Non-Stop should satisfy any thriller fan

    1 of 2 2 of 2

      Starring Liam Neeson, Julianne Moore, and Michelle Dockery. Rated PG. Now playing

      Bill Marks (Liam Neeson) hates flying. The take-offs fill him with anxiety, which he can only soothe by clutching a ribbon borrowed from his daughter, and then only after taking shot after shot of booze.

      With these predilections, it’s somewhat strange that Marks would take employment as a United States Air Marshall. But it’s a good thing that he does, because Marks is just the sort of dauntless hero who can foil a cabal of extortionists who are killing random passengers during a transatlantic flight.

      It’s also a good thing to get Liam Neeson to play Marks. If there are gaps in the terse, tough-guy dialogue written for Marks, they are filled in by Neeson’s seamed visage and sagging shoulders. You don’t need flashbacks to days when life was fun or even tolerable—it’s all there in his grieving eyes.

      He’s also still a brawny specimen, plausibly capable of handling much younger foes even after a half-dozen pre-lunch whiskies. And, since he’s in an airplane (the ultimate locked-room mystery setting), there’s no need for a man in his 60s to go running after villains; he can physically annihilate them at his convenience.

      Probably for that reason, director Jaume Collet-Serra keeps Marks mainly under psychological threat. Through the course of the movie, he’s let down by his partner and agency, taunted by text messages sent over a theoretically secure line, and even set up as the fall guy of the ingeniously plotted scheme.

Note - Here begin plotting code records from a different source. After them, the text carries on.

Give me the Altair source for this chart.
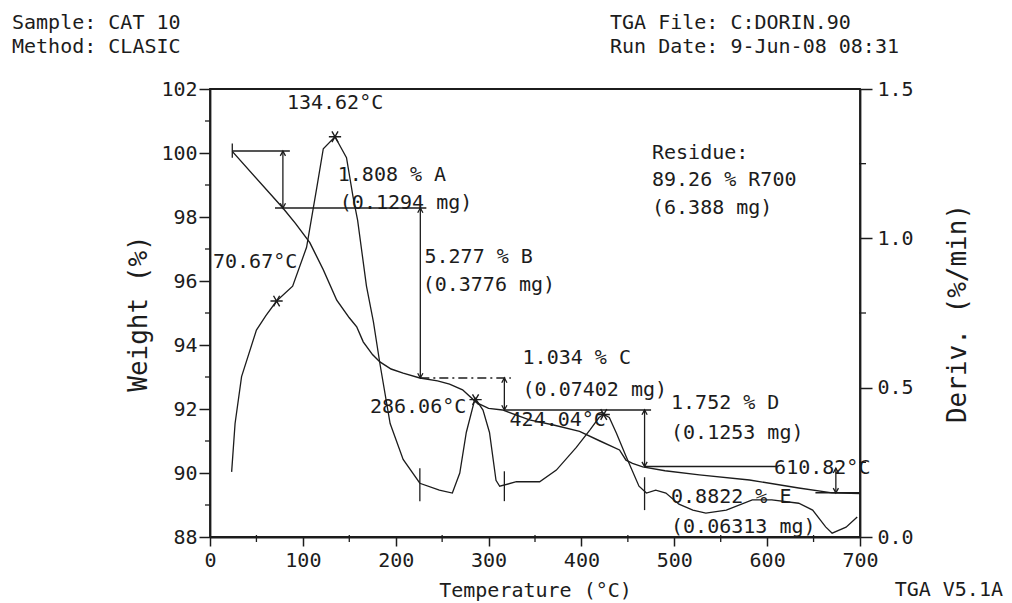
import altair as alt
import pandas as pd

# ---------------- data ----------------
temp_weight = [24, 78.5, 92, 107.5, 122, 136.5, 150, 158, 165, 175,
               183, 195, 208, 226, 245, 258, 272, 287, 300, 315,
               344, 370, 398, 420, 441, 448, 455, 466, 490, 527,
               581, 634, 670, 700]
weight_pct = [100.05, 98.28, 97.8, 97.2, 96.35, 95.4, 94.85, 94.57, 94.1, 93.7,
              93.47, 93.25, 93.12, 92.97, 92.88, 92.78, 92.6, 92.2, 92.02, 91.97,
              91.66, 91.5, 91.3, 91.0, 90.72, 90.4, 90.3, 90.19, 90.07, 89.94,
              89.78, 89.53, 89.38, 89.36]

temp_deriv = [23.3, 27, 34, 50, 60, 71.7, 89, 104, 115, 122,
              134.6, 147, 154, 159, 168.5, 176, 183, 194, 208, 226,
              247, 261, 269, 276, 285.5, 294, 301, 308, 312, 330,
              355, 373, 394.5, 409, 419, 424, 430, 437.6, 448, 462,
              470, 480, 491, 505, 520, 534, 556, 584, 605, 634,
              649, 663, 670, 685, 697]
deriv_val = [0.218, 0.38, 0.537, 0.693, 0.74, 0.79, 0.84, 0.97, 1.17, 1.30,
             1.34, 1.27, 1.14, 1.06, 0.84, 0.72, 0.58, 0.38, 0.26, 0.18,
             0.157, 0.147, 0.214, 0.35, 0.465, 0.425, 0.35, 0.19, 0.17, 0.185,
             0.185, 0.224, 0.30, 0.358, 0.40, 0.41, 0.40, 0.348, 0.27, 0.17,
             0.147, 0.157, 0.147, 0.11, 0.09, 0.08, 0.09, 0.124, 0.124, 0.113,
             0.09, 0.034, 0.013, 0.033, 0.067]

# step-analysis construction lines (weight coordinates)
hline_t1 = [24, 70, 317, 468, 652]
hline_t2 = [86, 233, 475, 609.5, 700]
hline_w = [100.06, 98.28, 91.97, 90.2, 89.38]
dash_t1 = [226.5]
dash_t2 = [324]
dash_w = [92.97]

arrow_t = [78.5, 226.5, 317, 468, 674]
arrow_top = [100.06, 98.28, 92.97, 91.97, 90.15]
arrow_bot = [98.28, 92.97, 91.97, 90.2, 89.38]

# small tick marks
mark_t = [24]
mark_w1 = [100.3]
mark_w2 = [99.85]
dtick_t = [226, 317, 468]
dtick_d1 = [0.12, 0.12, 0.09]
dtick_d2 = [0.23, 0.22, 0.20]

# peak markers on derivative curve
peak_t = [71.7, 134.6, 286, 424]
peak_d = [0.79, 1.34, 0.46, 0.41]

label_text = ["134.62°C", "1.808 % A", "(0.1294 mg)", "70.67°C", "5.277 % B",
              "(0.3776 mg)", "Residue:", "89.26 % R700", "(6.388 mg)",
              "1.034 % C", "(0.07402 mg)", "424.04°C", "1.752 % D",
              "(0.1253 mg)", "610.82°C", "0.8822 % E", "(0.06313 mg)"]
label_t = [82.8, 137.6, 139.8, 3.2, 231, 229, 476, 476, 476,
           336.6, 336.6, 322.6, 496.5, 496.5, 607.5, 496.5, 496.5]
label_w = [101.56, 99.31, 98.44, 96.59, 96.75, 95.875, 100.0, 99.16, 98.28,
           93.59, 92.6, 91.66, 92.19, 91.25, 90.16, 89.25, 88.31]
rlabel_text = ["286.06°C"]
rlabel_t = [276]
rlabel_w = [92.06]

x_ticks = [0, 100, 200, 300, 400, 500, 600, 700]
x_minor = [50, 150, 250, 350, 450, 550, 650]
w_ticks = [88, 90, 92, 94, 96, 98, 100, 102]
w_minor = [89, 91, 93, 95, 97, 99, 101]
d_ticks = [0.0, 0.5, 1.0, 1.5]
d_minor = [0.25, 0.75, 1.25]

# ---------------- styling ----------------
FONT = "DejaVu Sans Mono"
INK = "#1c1c1c"
W, H = 650, 448

xs = alt.Scale(domain=[0, 700], nice=False, zero=False)
yw = alt.Scale(domain=[88, 102], nice=False, zero=False)
yd = alt.Scale(domain=[0, 1.5], nice=False, zero=False)

ARROW_UP = "M-0.55,1L0,0L0.55,1"
ARROW_DN = "M-0.55,-1L0,0L0.55,-1"
STAR = "M-1,0L1,0M-0.5,-0.87L0.5,0.87M-0.5,0.87L0.5,-0.87"

X_AXIS = alt.Axis(values=x_ticks, title="Temperature (°C)", format="d",
                  tickSize=9, labelPadding=4, titlePadding=10, titleFontSize=20,
                  labelFontSize=20)
W_AXIS = alt.Axis(values=w_ticks, title="Weight (%)", format="d",
                  tickSize=11, labelPadding=2, labelFontSize=20,
                  titleFontSize=26, titleAngle=270, titleX=-72, titleY=H / 2,
                  titleAlign="center", titleBaseline="middle")
D_AXIS = alt.Axis(orient="right", values=d_ticks, format=".1f", title="Deriv. (%/min)",
                  tickSize=12, labelPadding=5, labelFontSize=20,
                  titleFontSize=26, titleAngle=270, titleX=97, titleY=H / 2,
                  titleAlign="center", titleBaseline="middle")


def xq(field):
    return alt.X(field, type="quantitative", scale=xs, axis=X_AXIS)


def wq(field):
    return alt.Y(field, type="quantitative", scale=yw, axis=W_AXIS)


def dq(field):
    return alt.Y(field, type="quantitative", scale=yd, axis=D_AXIS)


# ---------------- weight (left axis) layers ----------------
wdf = pd.DataFrame({"T": temp_weight, "W": weight_pct})
weight_line = alt.Chart(wdf).mark_line(color=INK, strokeWidth=1.4).encode(
    x=xq("T"), y=wq("W"))

hdf = pd.DataFrame({"T": hline_t1, "T2": hline_t2, "W": hline_w})
hlines = alt.Chart(hdf).mark_rule(color=INK, strokeWidth=1.5).encode(
    x=xq("T"), x2="T2:Q", y=wq("W"))

ddash = pd.DataFrame({"T": dash_t1, "T2": dash_t2, "W": dash_w})
dlines = alt.Chart(ddash).mark_rule(color=INK, strokeWidth=1.5, strokeDash=[9, 4, 2, 4]).encode(
    x=xq("T"), x2="T2:Q", y=wq("W"))

adf = pd.DataFrame({"T": arrow_t, "W": arrow_top, "W2": arrow_bot})
arrows = alt.Chart(adf).mark_rule(color=INK, strokeWidth=1.3).encode(
    x=xq("T"), y=wq("W"), y2="W2:Q")
heads_up = alt.Chart(adf).mark_point(shape=ARROW_UP, size=90, color=INK, strokeWidth=1.3, opacity=1).encode(
    x=xq("T"), y=wq("W"))
adf2 = pd.DataFrame({"T": arrow_t, "W": arrow_bot})
heads_dn = alt.Chart(adf2).mark_point(shape=ARROW_DN, size=90, color=INK, strokeWidth=1.3, opacity=1).encode(
    x=xq("T"), y=wq("W"))

mdf = pd.DataFrame({"T": mark_t, "W": mark_w1, "W2": mark_w2})
start_mark = alt.Chart(mdf).mark_rule(color=INK, strokeWidth=1.3).encode(
    x=xq("T"), y=wq("W"), y2="W2:Q")

ldf = pd.DataFrame({"txt": label_text, "T": label_t, "W": label_w})
labels = alt.Chart(ldf).mark_text(align="left", baseline="middle", font=FONT,
                                  fontSize=20, color=INK).encode(
    x=xq("T"), y=wq("W"), text="txt:N")
rdf = pd.DataFrame({"txt": rlabel_text, "T": rlabel_t, "W": rlabel_w})
rlabels = alt.Chart(rdf).mark_text(align="right", baseline="middle", font=FONT,
                                   fontSize=20, color=INK).encode(
    x=xq("T"), y=wq("W"), text="txt:N")

xm = pd.DataFrame({"T": x_minor})
x_minor_ticks = alt.Chart(xm).mark_rule(color=INK, strokeWidth=1.3).encode(
    x=xq("T"), y=alt.value(H - 2), y2=alt.value(H + 5))
wm = pd.DataFrame({"W": w_minor})
w_minor_ticks = alt.Chart(wm).mark_rule(color=INK, strokeWidth=1.3).encode(
    y=wq("W"), x=alt.value(-5), x2=alt.value(1))


def header(txt, px, py, align="left"):
    return alt.Chart(pd.DataFrame({"txt": [txt]})).mark_text(
        align=align, baseline="middle", font=FONT, fontSize=20, color=INK).encode(
        x=alt.value(px), y=alt.value(py), text="txt:N")


headers = [
    header("Sample: CAT 10", -198, -66),
    header("Method: CLASIC", -198, -42),
    header("TGA File: C:DORIN.90", 400, -66),
    header("Run Date: 9-Jun-08  08:31", 400, -42),
    header("TGA V5.1A", 793, 501, "right"),
]

left = alt.layer(weight_line, hlines, dlines, arrows, heads_up, heads_dn, start_mark,
                 labels, rlabels, x_minor_ticks, w_minor_ticks, *headers)

# ---------------- derivative (right axis) layers ----------------
ddf = pd.DataFrame({"T": temp_deriv, "D": deriv_val})
deriv_line = alt.Chart(ddf).mark_line(color=INK, strokeWidth=1.3).encode(
    x=xq("T"), y=dq("D"))
pdf = pd.DataFrame({"T": peak_t, "D": peak_d})
peaks = alt.Chart(pdf).mark_point(shape=STAR, size=150, color=INK, strokeWidth=1.4, opacity=1).encode(
    x=xq("T"), y=dq("D"))
dt = pd.DataFrame({"T": dtick_t, "D": dtick_d1, "D2": dtick_d2})
dticks = alt.Chart(dt).mark_rule(color=INK, strokeWidth=1.3).encode(
    x=xq("T"), y=dq("D"), y2="D2:Q")
dm = pd.DataFrame({"D": d_minor})
d_minor_ticks = alt.Chart(dm).mark_rule(color=INK, strokeWidth=1.3).encode(
    y=dq("D"), x=alt.value(W - 1), x2=alt.value(W + 6))

right = alt.layer(deriv_line, peaks, dticks, d_minor_ticks)

chart = alt.layer(left, right).resolve_scale(y="independent").properties(
    width=W, height=H,
    padding={"left": 210, "top": 89, "right": 152, "bottom": 66},
    autosize=alt.AutoSizeParams(type="none"),
    background="white",
).configure_view(
    stroke=INK, strokeWidth=1.8
).configure_axis(
    grid=False, domainColor=INK, domainWidth=1.8, tickColor=INK, tickWidth=1.5,
    labelColor=INK, titleColor=INK, labelFont=FONT, titleFont=FONT,
    titleFontWeight="normal", labelOverlap=False, labelFlush=False,
)

chart.save("out.html", embed_options={"renderer": "svg", "actions": False})
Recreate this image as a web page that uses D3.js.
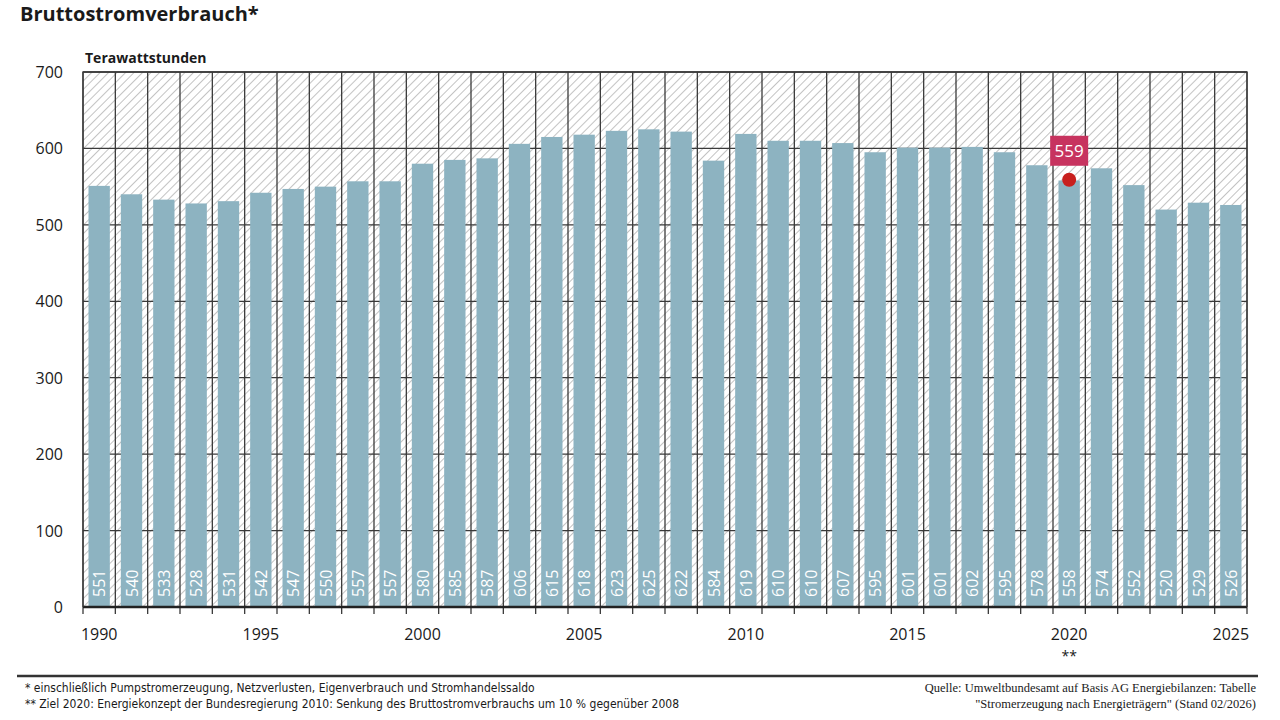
<!DOCTYPE html>
<html>
<head>
<meta charset="utf-8">
<script src="https://cdn.jsdelivr.net/npm/d3@7"></script>
<style>
	body { margin: 0; background: #fff; }
	svg { display: block; }
</style>
</head>
<body>
<script>
const years = d3.range(1990, 2026);
const values = [
	551, 540, 533, 528, 531, 542, 547, 550, 557, 557,
	580, 585, 587, 606, 615, 618, 623, 625, 622, 584,
	619, 610, 610, 607, 595, 601, 601, 602, 595, 578,
	558, 574, 552, 520, 529, 526,
];
const yTicks = [0, 100, 200, 300, 400, 500, 600, 700];
const xTickLabels = [1990, 1995, 2000, 2005, 2010, 2015, 2020, 2025];
const target = { year: 2020, value: 559 };

const colors = {
	bar: "#8db3c1",
	grid: "#3a3a3a",
	hatch: "#bdbdbd",
	text: "#1a1a1a",
	marker: "#c8201e",
	badge: "#c7335f",
};
const margin = { top: 72, left: 83, right: 33, bottom: 113 };
const width = 1280, height = 720;
const plotW = width - margin.left - margin.right;
const plotH = height - margin.top - margin.bottom;
const sans = "'Open Sans', 'Noto Sans', sans-serif";
const narrow = "'Liberation Sans Narrow', 'DejaVu Sans Condensed', sans-serif";

const svg = d3.select("body")
	.append("svg")
	.attr("width", width)
	.attr("height", height);

// hatch pattern for plot background
const pattern = svg.append("defs")
	.append("pattern")
	.attr("id", "hatch")
	.attr("patternUnits", "userSpaceOnUse")
	.attr("width", 6)
	.attr("height", 6)
	.attr("patternTransform", "rotate(45)");
pattern.append("rect").attr("width", 6).attr("height", 6).attr("fill", "#fff");
pattern.append("line")
	.attr("x1", 0).attr("y1", 0).attr("x2", 0).attr("y2", 6)
	.attr("stroke", colors.hatch)
	.attr("stroke-width", 1.8);

const x = d3.scaleBand().domain(years).range([0, plotW]).paddingInner(0.34).paddingOuter(0.17);
const step = x.step();
const y = d3.scaleLinear().domain([0, 700]).range([plotH, 0]);

const g = svg.append("g").attr("transform", `translate(${margin.left}, ${margin.top})`);

g.append("rect")
	.attr("width", plotW)
	.attr("height", plotH)
	.attr("fill", "url(#hatch)");

// horizontal grid
g.append("g")
	.selectAll("line")
	.data(yTicks.slice(1))
	.enter()
	.append("line")
	.attr("x1", 0)
	.attr("x2", plotW)
	.attr("y1", (d) => y(d))
	.attr("y2", (d) => y(d))
	.attr("stroke", colors.grid)
	.attr("stroke-width", 1.3);

// vertical grid at category boundaries
const bounds = years.map((d) => x(d) - (step - x.bandwidth()) / 2);
bounds.push(plotW);
g.append("g")
	.selectAll("line")
	.data(bounds)
	.enter()
	.append("line")
	.attr("x1", (d) => d)
	.attr("x2", (d) => d)
	.attr("y1", 0)
	.attr("y2", plotH + 7)
	.attr("stroke", colors.grid)
	.attr("stroke-width", 1.3);

// bars
g.append("g")
	.selectAll("rect")
	.data(values)
	.enter()
	.append("rect")
	.attr("x", (d, i) => x(years[i]))
	.attr("y", (d) => y(d))
	.attr("width", x.bandwidth())
	.attr("height", (d) => plotH - y(d))
	.attr("fill", colors.bar);

// value labels inside bars
g.append("g")
	.selectAll("text")
	.data(values)
	.enter()
	.append("text")
	.text((d) => d)
	.attr("transform", (d, i) => `translate(${x(years[i]) + x.bandwidth() / 2 + 6}, ${plotH - 10}) rotate(-90)`)
	.attr("fill", "#fff")
	.style("font-family", sans)
	.style("font-size", "16px");

// bottom axis line
g.append("line")
	.attr("x1", 0).attr("x2", plotW)
	.attr("y1", plotH).attr("y2", plotH)
	.attr("stroke", "#222")
	.attr("stroke-width", 2.5);

// frame top and right
g.append("path")
	.attr("d", `M0,${plotH}V0H${plotW}V${plotH}`)
	.attr("fill", "none")
	.attr("stroke", colors.grid)
	.attr("stroke-width", 1.3);

// y tick labels
g.append("g")
	.selectAll("text")
	.data(yTicks)
	.enter()
	.append("text")
	.text((d) => d)
	.attr("x", -20)
	.attr("y", (d) => y(d) + 6)
	.attr("text-anchor", "end")
	.attr("fill", colors.text)
	.style("font-family", sans)
	.style("font-size", "16px");

// x tick labels
g.append("g")
	.selectAll("text")
	.data(xTickLabels)
	.enter()
	.append("text")
	.text((d) => d)
	.attr("x", (d) => x(d) + x.bandwidth() / 2)
	.attr("y", plotH + 33)
	.attr("text-anchor", "middle")
	.attr("fill", colors.text)
	.style("font-family", sans)
	.style("font-size", "16px");

g.append("text")
	.text("**")
	.attr("x", x(target.year) + x.bandwidth() / 2)
	.attr("y", plotH + 54)
	.attr("text-anchor", "middle")
	.attr("fill", colors.text)
	.style("font-family", sans)
	.style("font-size", "14px");

// target marker
const tx = x(target.year) + x.bandwidth() / 2;
g.append("circle")
	.attr("cx", tx)
	.attr("cy", y(target.value))
	.attr("r", 7)
	.attr("fill", colors.marker);
g.append("rect")
	.attr("x", tx - 19)
	.attr("y", y(target.value) - 44)
	.attr("width", 38)
	.attr("height", 30)
	.attr("fill", colors.badge);
g.append("text")
	.text(target.value)
	.attr("x", tx)
	.attr("y", y(target.value) - 23)
	.attr("text-anchor", "middle")
	.attr("fill", "#fff")
	.style("font-family", sans)
	.style("font-size", "17px");

// titles
svg.append("text")
	.text("Bruttostromverbrauch*")
	.attr("x", 20)
	.attr("y", 21)
	.attr("fill", colors.text)
	.style("font-family", sans)
	.style("font-weight", "bold")
	.style("font-size", "20px");
svg.append("text")
	.text("Terawattstunden")
	.attr("x", 85)
	.attr("y", 63)
	.attr("fill", colors.text)
	.style("font-family", sans)
	.style("font-weight", "bold")
	.style("font-size", "14px");

// footer
svg.append("line")
	.attr("x1", 17).attr("x2", 1258)
	.attr("y1", 676).attr("y2", 676)
	.attr("stroke", "#333")
	.attr("stroke-width", 2.5);

const notes = [
	"* einschließlich Pumpstromerzeugung, Netzverlusten, Eigenverbrauch und Stromhandelssaldo",
	"** Ziel 2020: Energiekonzept der Bundesregierung 2010: Senkung des Bruttostromverbrauchs um 10 % gegenüber 2008",
];
svg.append("g")
	.selectAll("text")
	.data(notes)
	.enter()
	.append("text")
	.text((d) => d)
	.attr("x", 25)
	.attr("y", (d, i) => 692 + i * 16)
	.attr("fill", colors.text)
	.style("font-family", narrow)
	.style("font-size", "12px");

const source = [
	"Quelle: Umweltbundesamt auf Basis AG Energiebilanzen: Tabelle",
	"\"Stromerzeugung nach Energieträgern\" (Stand 02/2026)",
];
svg.append("g")
	.selectAll("text")
	.data(source)
	.enter()
	.append("text")
	.text((d) => d)
	.attr("x", 1256)
	.attr("y", (d, i) => 692 + i * 16)
	.attr("text-anchor", "end")
	.attr("fill", colors.text)
	.style("font-family", "'Liberation Serif', 'DejaVu Serif', serif")
	.style("font-size", "12.5px");
</script>
</body>
</html>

His only real allies are a chatty passenger and a nerved-up stewardess, played by Julianne Moore and Michelle Dockery, respectively. And even they don’t trust him much.

      Near the end of this otherwise tidily efficient thriller, a bad guy takes a time-out from menacing the passengers to hector Marks. Sneering at the very premise of air security, the villain seems on the verge of making an authorial statement about American paranoia.

      Luckily, this is a movie not of speeches, but of tidily deployed suspense tricks that should satisfy any thriller fan, except those who are watching it on an airplane.